* [Aim of the task]: Reproduce all of the data word for word.

* [Provided material]:

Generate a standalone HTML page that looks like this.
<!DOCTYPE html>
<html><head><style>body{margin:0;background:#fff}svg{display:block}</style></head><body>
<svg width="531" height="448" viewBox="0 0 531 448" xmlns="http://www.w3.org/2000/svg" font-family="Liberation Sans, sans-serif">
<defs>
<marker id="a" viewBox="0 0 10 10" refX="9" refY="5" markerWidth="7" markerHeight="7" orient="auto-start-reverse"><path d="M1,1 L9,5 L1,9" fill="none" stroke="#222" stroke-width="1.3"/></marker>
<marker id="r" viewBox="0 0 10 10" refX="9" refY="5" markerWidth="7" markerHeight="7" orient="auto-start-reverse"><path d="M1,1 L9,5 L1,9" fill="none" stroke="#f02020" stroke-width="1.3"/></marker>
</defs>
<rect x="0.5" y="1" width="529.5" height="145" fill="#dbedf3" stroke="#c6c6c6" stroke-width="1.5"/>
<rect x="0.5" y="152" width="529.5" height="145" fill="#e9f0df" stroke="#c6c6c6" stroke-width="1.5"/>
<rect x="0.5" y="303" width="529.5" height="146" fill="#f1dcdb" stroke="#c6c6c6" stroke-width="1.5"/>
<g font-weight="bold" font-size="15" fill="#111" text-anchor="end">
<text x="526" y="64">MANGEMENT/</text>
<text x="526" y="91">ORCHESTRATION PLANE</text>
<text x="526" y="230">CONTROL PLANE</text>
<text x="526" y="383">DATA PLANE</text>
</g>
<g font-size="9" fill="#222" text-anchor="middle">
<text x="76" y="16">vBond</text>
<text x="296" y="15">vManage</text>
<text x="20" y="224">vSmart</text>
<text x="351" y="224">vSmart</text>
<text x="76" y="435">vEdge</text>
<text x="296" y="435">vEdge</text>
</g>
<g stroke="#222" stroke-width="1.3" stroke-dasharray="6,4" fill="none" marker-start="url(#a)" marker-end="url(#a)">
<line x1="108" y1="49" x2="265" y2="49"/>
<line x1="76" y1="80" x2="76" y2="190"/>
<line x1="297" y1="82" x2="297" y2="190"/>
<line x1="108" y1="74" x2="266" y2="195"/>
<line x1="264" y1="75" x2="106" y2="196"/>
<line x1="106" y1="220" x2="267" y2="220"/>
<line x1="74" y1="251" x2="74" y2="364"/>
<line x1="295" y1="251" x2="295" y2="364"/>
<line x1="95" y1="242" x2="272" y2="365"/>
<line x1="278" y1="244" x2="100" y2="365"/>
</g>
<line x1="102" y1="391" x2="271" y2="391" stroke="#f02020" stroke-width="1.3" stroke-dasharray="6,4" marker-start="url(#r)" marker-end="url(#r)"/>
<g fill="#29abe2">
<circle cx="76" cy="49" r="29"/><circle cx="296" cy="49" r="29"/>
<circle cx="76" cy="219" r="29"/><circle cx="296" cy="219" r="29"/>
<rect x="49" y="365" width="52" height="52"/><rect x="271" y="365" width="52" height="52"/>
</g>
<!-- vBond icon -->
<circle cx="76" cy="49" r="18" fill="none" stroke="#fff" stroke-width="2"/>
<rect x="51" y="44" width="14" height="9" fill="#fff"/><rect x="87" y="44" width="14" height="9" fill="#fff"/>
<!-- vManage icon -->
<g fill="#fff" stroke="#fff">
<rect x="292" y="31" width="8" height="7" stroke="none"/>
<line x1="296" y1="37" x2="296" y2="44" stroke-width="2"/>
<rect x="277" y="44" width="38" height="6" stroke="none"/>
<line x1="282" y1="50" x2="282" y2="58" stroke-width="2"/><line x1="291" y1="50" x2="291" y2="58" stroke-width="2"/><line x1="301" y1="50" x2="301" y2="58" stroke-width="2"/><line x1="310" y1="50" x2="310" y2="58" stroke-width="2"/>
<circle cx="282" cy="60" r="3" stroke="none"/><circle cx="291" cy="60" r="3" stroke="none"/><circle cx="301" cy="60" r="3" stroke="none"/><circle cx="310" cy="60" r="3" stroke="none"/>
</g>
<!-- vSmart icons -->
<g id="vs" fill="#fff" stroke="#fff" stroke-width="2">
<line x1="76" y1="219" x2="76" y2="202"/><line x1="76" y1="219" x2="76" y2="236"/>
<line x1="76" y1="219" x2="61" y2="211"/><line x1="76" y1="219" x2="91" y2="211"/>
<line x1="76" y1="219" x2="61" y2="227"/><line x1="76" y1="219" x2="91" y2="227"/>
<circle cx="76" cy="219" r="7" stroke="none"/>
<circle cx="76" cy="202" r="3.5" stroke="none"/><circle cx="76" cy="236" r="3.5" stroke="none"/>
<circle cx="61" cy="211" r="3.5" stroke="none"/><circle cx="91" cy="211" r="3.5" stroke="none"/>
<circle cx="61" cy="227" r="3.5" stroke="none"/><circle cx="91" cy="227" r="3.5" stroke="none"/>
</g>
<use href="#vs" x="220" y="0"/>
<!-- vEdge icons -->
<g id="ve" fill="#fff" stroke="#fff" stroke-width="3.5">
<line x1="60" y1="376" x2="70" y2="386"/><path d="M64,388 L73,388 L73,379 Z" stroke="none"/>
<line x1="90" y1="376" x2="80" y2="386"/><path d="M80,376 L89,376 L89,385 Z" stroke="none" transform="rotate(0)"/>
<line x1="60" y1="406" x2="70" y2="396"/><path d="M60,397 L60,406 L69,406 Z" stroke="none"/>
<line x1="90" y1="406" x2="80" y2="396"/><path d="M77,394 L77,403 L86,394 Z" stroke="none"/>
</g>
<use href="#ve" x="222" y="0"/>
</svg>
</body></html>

* [Result]:
Generate a standalone HTML page that looks like this.
<!DOCTYPE html>
<html><head><style>body{margin:0;background:#fff}svg{display:block}</style></head><body>
<svg width="531" height="448" viewBox="0 0 531 448" xmlns="http://www.w3.org/2000/svg" font-family="Liberation Sans, sans-serif">
<defs>
<marker id="a" viewBox="0 0 10 10" refX="9" refY="5" markerWidth="7" markerHeight="7" orient="auto-start-reverse"><path d="M1,1 L9,5 L1,9" fill="none" stroke="#222" stroke-width="1.3"/></marker>
<marker id="r" viewBox="0 0 10 10" refX="9" refY="5" markerWidth="7" markerHeight="7" orient="auto-start-reverse"><path d="M1,1 L9,5 L1,9" fill="none" stroke="#f02020" stroke-width="1.3"/></marker>
</defs>
<rect x="0.5" y="1" width="529.5" height="145" fill="#dbedf3" stroke="#c6c6c6" stroke-width="1.5"/>
<rect x="0.5" y="152" width="529.5" height="145" fill="#e9f0df" stroke="#c6c6c6" stroke-width="1.5"/>
<rect x="0.5" y="303" width="529.5" height="146" fill="#f1dcdb" stroke="#c6c6c6" stroke-width="1.5"/>
<g font-weight="bold" font-size="15" fill="#111" text-anchor="end">
<text x="526" y="64">MANGEMENT/</text>
<text x="526" y="91">ORCHESTRATION PLANE</text>
<text x="526" y="230">CONTROL PLANE</text>
<text x="526" y="383">DATA PLANE</text>
</g>
<g font-size="9" fill="#222" text-anchor="middle">
<text x="76" y="16">vBond</text>
<text x="296" y="15">vManage</text>
<text x="20" y="224">vSmart</text>
<text x="351" y="224">vSmart</text>
<text x="76" y="435">vEdge</text>
<text x="296" y="435">vEdge</text>
</g>
<g stroke="#222" stroke-width="1.3" stroke-dasharray="6,4" fill="none" marker-start="url(#a)" marker-end="url(#a)">
<line x1="108" y1="49" x2="265" y2="49"/>
<line x1="76" y1="80" x2="76" y2="190"/>
<line x1="297" y1="82" x2="297" y2="190"/>
<line x1="108" y1="74" x2="266" y2="195"/>
<line x1="264" y1="75" x2="106" y2="196"/>
<line x1="106" y1="220" x2="267" y2="220"/>
<line x1="74" y1="251" x2="74" y2="364"/>
<line x1="295" y1="251" x2="295" y2="364"/>
<line x1="95" y1="242" x2="272" y2="365"/>
<line x1="278" y1="244" x2="100" y2="365"/>
</g>
<line x1="102" y1="391" x2="271" y2="391" stroke="#f02020" stroke-width="1.3" stroke-dasharray="6,4" marker-start="url(#r)" marker-end="url(#r)"/>
<g fill="#29abe2">
<circle cx="76" cy="49" r="29"/><circle cx="296" cy="49" r="29"/>
<circle cx="76" cy="219" r="29"/><circle cx="296" cy="219" r="29"/>
<rect x="49" y="365" width="52" height="52"/><rect x="271" y="365" width="52" height="52"/>
</g>
<!-- vBond icon -->
<circle cx="76" cy="49" r="18" fill="none" stroke="#fff" stroke-width="2"/>
<rect x="51" y="44" width="14" height="9" fill="#fff"/><rect x="87" y="44" width="14" height="9" fill="#fff"/>
<!-- vManage icon -->
<g fill="#fff" stroke="#fff">
<rect x="292" y="31" width="8" height="7" stroke="none"/>
<line x1="296" y1="37" x2="296" y2="44" stroke-width="2"/>
<rect x="277" y="44" width="38" height="6" stroke="none"/>
<line x1="282" y1="50" x2="282" y2="58" stroke-width="2"/><line x1="291" y1="50" x2="291" y2="58" stroke-width="2"/><line x1="301" y1="50" x2="301" y2="58" stroke-width="2"/><line x1="310" y1="50" x2="310" y2="58" stroke-width="2"/>
<circle cx="282" cy="60" r="3" stroke="none"/><circle cx="291" cy="60" r="3" stroke="none"/><circle cx="301" cy="60" r="3" stroke="none"/><circle cx="310" cy="60" r="3" stroke="none"/>
</g>
<!-- vSmart icons -->
<g id="vs" fill="#fff" stroke="#fff" stroke-width="2">
<line x1="76" y1="219" x2="76" y2="202"/><line x1="76" y1="219" x2="76" y2="236"/>
<line x1="76" y1="219" x2="61" y2="211"/><line x1="76" y1="219" x2="91" y2="211"/>
<line x1="76" y1="219" x2="61" y2="227"/><line x1="76" y1="219" x2="91" y2="227"/>
<circle cx="76" cy="219" r="7" stroke="none"/>
<circle cx="76" cy="202" r="3.5" stroke="none"/><circle cx="76" cy="236" r="3.5" stroke="none"/>
<circle cx="61" cy="211" r="3.5" stroke="none"/><circle cx="91" cy="211" r="3.5" stroke="none"/>
<circle cx="61" cy="227" r="3.5" stroke="none"/><circle cx="91" cy="227" r="3.5" stroke="none"/>
</g>
<use href="#vs" x="220" y="0"/>
<!-- vEdge icons -->
<g id="ve" fill="#fff" stroke="#fff" stroke-width="3.5">
<line x1="60" y1="376" x2="70" y2="386"/><path d="M64,388 L73,388 L73,379 Z" stroke="none"/>
<line x1="90" y1="376" x2="80" y2="386"/><path d="M80,376 L89,376 L89,385 Z" stroke="none" transform="rotate(0)"/>
<line x1="60" y1="406" x2="70" y2="396"/><path d="M60,397 L60,406 L69,406 Z" stroke="none"/>
<line x1="90" y1="406" x2="80" y2="396"/><path d="M77,394 L77,403 L86,394 Z" stroke="none"/>
</g>
<use href="#ve" x="222" y="0"/>
</svg>
</body></html>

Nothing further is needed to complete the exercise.